Observations et inquiétudes du Rapporteur spécial
Tout porte à croire que les autorités se trouvent dans une situation plus qu’embarrassante suite à des réactions internationales, dont celles de l’Union Européenne, critiquant la position du gouvernement tunisien envers son Instance vérité. A preuve, presque deux mois après la tumultueuse assemblée générale sous la coupole de l’hémicycle, aucun avis de la clôture officielle de ses travaux n’est jusqu’ici parvenu à la commission vérité. La décision n’a pas été non plus publiée dans le Journal officiel.
La pression sur le gouvernement a augmenté ces derniers jours, notamment depuis la publication le 30 avril par le Rapporteur spécial sur la promotion de la vérité, de la justice, de la réparation et des garanties de non-répétition, Pablo de Greiff de ses « Observations et recommandations sur les évènements récents concernant l’Instance Vérité et Dignité ».

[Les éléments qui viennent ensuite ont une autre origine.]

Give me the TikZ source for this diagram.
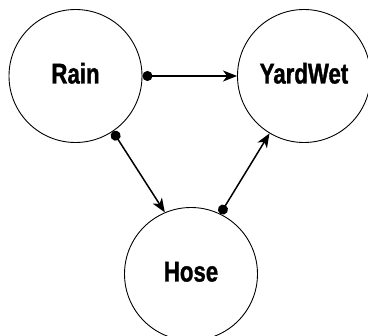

Pablo de Greiff y prévient contre une seconde victimisation de ceux dont les droits ont été auparavant occultés : « Si à ce stade, le processus de recherche de la vérité venait à être avorté, les victimes qui ont déjà subi de terribles violations seraient encore une fois accablées ».
Lui-même alerté par des associations de victimes, il insiste : « Interrompre le travail de l’Instance Vérité et Dignité avant d'avoir achevé une évaluation complète des violations et des schémas pertinents y afférant (en particulier lorsque l'interruption résulte d'une décision parlementaire qui ne peut être considérée comme exprimant un consensus parmi les partis au parlement) risque de provoquer de nouvelles fragmentations sociales ».
Le gouvernement tunisien dispose de 60 jours pour répondre aux observations et questions du Rapporteur spécial.
La société civile elle ne semble pas prête à faire marcher, ni à lâcher la pression sur les autorités.